Current large language models demonstrate strong performance in single-turn medical diagnosis, yet their behavior remains unclear in multi-turn settings that more closely mirror real-world clinical reasoning involving iterative evidence accumulation. To address this gap, this work introduces MINT, a multi-turn medical diagnosis benchmark that systematically evaluates eleven large language models through high-fidelity case decomposition, clinician-annotated evidence segments, and controlled turn structures. The study reveals three previously undocumented diagnostic patterns: premature answering, limited self-correction capability, and susceptibility to strong misleading cues. Furthermore, it proposes actionable intervention strategies, demonstrating that delaying the model’s initial response can improve first-answer accuracy by up to 62.6%, while deferring the presentation of critical evidence mitigates accuracy drops of up to 23.3%.

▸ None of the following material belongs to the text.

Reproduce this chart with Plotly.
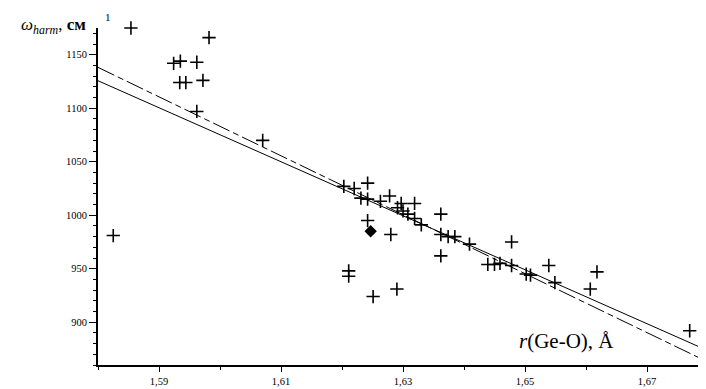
import plotly.graph_objects as go

# ---- data ----
r_ge_o = [1.5854, 1.5924, 1.5935, 1.5962, 1.5934, 1.5944, 1.5972, 1.5962, 1.5982,
          1.6070, 1.5825,
          1.6203, 1.6220, 1.6242, 1.6231, 1.6242, 1.6263, 1.6278, 1.6297, 1.6319,
          1.6291, 1.6300, 1.6308, 1.6319, 1.6362, 1.6242, 1.6280, 1.6330, 1.6362,
          1.6374, 1.6385, 1.6409, 1.6478, 1.6362, 1.6439, 1.6450, 1.6459, 1.6478,
          1.6502, 1.6509, 1.6539, 1.6549, 1.6211, 1.6211, 1.6251, 1.6290,
          1.6618, 1.6607, 1.6770]
omega_harm = [1175, 1142, 1144, 1143, 1124, 1124, 1126, 1097, 1166,
              1070, 981,
              1027, 1025, 1030, 1016, 1015, 1013, 1018, 1011, 1011,
              1007, 1004, 1001, 997, 1001, 995, 982, 991, 982,
              980, 980, 973, 975, 962, 954, 954, 955, 953,
              945, 944, 953, 937, 948, 943, 924, 931,
              947, 931, 892]

special_r = [1.6247]
special_omega = [985]

fit_all_r = [1.58, 1.6795]
fit_all_omega = [1125.7, 874.6]
fit_sub_r = [1.58, 1.679]
fit_sub_omega = [1138.2, 865.5]

x_tick_vals = [1.59, 1.61, 1.63, 1.65, 1.67]
x_tick_text = ["1,59", "1,61", "1,63", "1,65", "1,67"]
y_tick_vals = [900, 950, 1000, 1050, 1100, 1150]
y_tick_text = ["900", "950", "1000", "1050", "1100", "1150"]

fig = go.Figure()
fig.add_trace(go.Scatter(x=fit_all_r, y=fit_all_omega, mode="lines",
                         line=dict(color="black", width=1), showlegend=False))
fig.add_trace(go.Scatter(x=fit_sub_r, y=fit_sub_omega, mode="lines",
                         line=dict(color="black", width=1, dash="18px,4px,6px,4px"),
                         showlegend=False))
fig.add_trace(go.Scatter(x=r_ge_o, y=omega_harm, mode="markers", cliponaxis=False,
                         marker=dict(symbol="cross-thin", size=9.5,
                                     line=dict(color="black", width=1.6)),
                         showlegend=False))
fig.add_trace(go.Scatter(x=special_r, y=special_omega, mode="markers", cliponaxis=False,
                         marker=dict(symbol="diamond", size=9.5, color="black"),
                         showlegend=False))

tickfont = dict(family="Liberation Serif", size=10.5, color="black")
fig.update_xaxes(range=[1.58, 1.68], showline=True, linecolor="black", linewidth=2,
                 tickvals=x_tick_vals, ticktext=x_tick_text, ticks="outside",
                 ticklen=5, tickwidth=1, tickcolor="black", tickfont=tickfont,
                 showgrid=False, zeroline=False,
                 minor=dict(dtick=0.01, tick0=1.58, ticks="outside", ticklen=3,
                            tickcolor="black", showgrid=False))
fig.update_yaxes(range=[860, 1175], showline=True, linecolor="black", linewidth=2,
                 tickvals=y_tick_vals, ticktext=y_tick_text, ticks="outside",
                 ticklen=7, tickwidth=1, tickcolor="black", tickfont=tickfont,
                 showgrid=False, zeroline=False,
                 minor=dict(dtick=10, tick0=860, ticks="outside", ticklen=3,
                            tickcolor="black", showgrid=False))

fig.update_layout(
    width=706, height=389,
    margin=dict(l=90, r=6, t=20, b=32, autoexpand=False),
    plot_bgcolor="white", paper_bgcolor="white",
    annotations=[
        dict(text="<i>ω</i><sub><i>harm</i></sub>, <b>см</b>", xref="paper", yref="paper",
             x=-0.016, y=1.0, xanchor="right", yanchor="middle", yshift=2,
             showarrow=False, font=dict(family="Liberation Serif", size=17, color="black")),
        dict(text="1", xref="paper", yref="paper", x=0.017, y=1.0,
             xanchor="center", yanchor="bottom", yshift=3, showarrow=False,
             font=dict(family="Liberation Serif", size=11, color="black")),
        dict(text="<i>r</i>(Ge-O), Å", xref="paper", yref="paper",
             x=0.687, y=0.07, xanchor="left", yanchor="middle",
             showarrow=False, font=dict(family="Liberation Serif", size=21, color="black")),
    ],
)

fig.write_html("out.html")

Large language models (LLMs) achieve high accuracy in medical diagnosis when all clinical information is provided in a single turn, yet how they behave under multi-turn evidence accumulation closer to real clinical reasoning remains unexplored. We introduce MINT (Medical Incremental N-Turn Benchmark), a high-fidelity, multi-turn medical diagnosis benchmark comprising 1,035 cases with clinically labeled evidence shards, controlled turn granularity, and information-preserving decomposition. Through systematic evaluation of 11 LLMs on MINT, we uncover three persistent behavioral patterns that significantly impact diagnostic decisions: (1) intent to answer, models rush to answer before sufficient evidence has been observed, with over 55% of answers committed within the first two turns; (2) self-correction, incorrect-to-correct answer revisions occur at up to 10.6 times the rate of correct-to-incorrect flips, revealing a latent capacity for self-correction that premature commitment forecloses; and (3) strong lures, clinically salient information such as laboratory results trigger premature answering even when models are explicitly instructed to wait. We translate these findings into clinically actionable guidance: deferring the diagnostic question to later turns reduces premature answering and improves accuracy at the first point of commitment by up to 62.6%, while reserving salient clinical evidence for later turns prevents a catastrophic accuracy drop of up to 23.3% caused by premature commitment. Our work provides both a controlled evaluation framework and concrete recommendations for improving the reliability of LLMs in multi-turn medical diagnosis.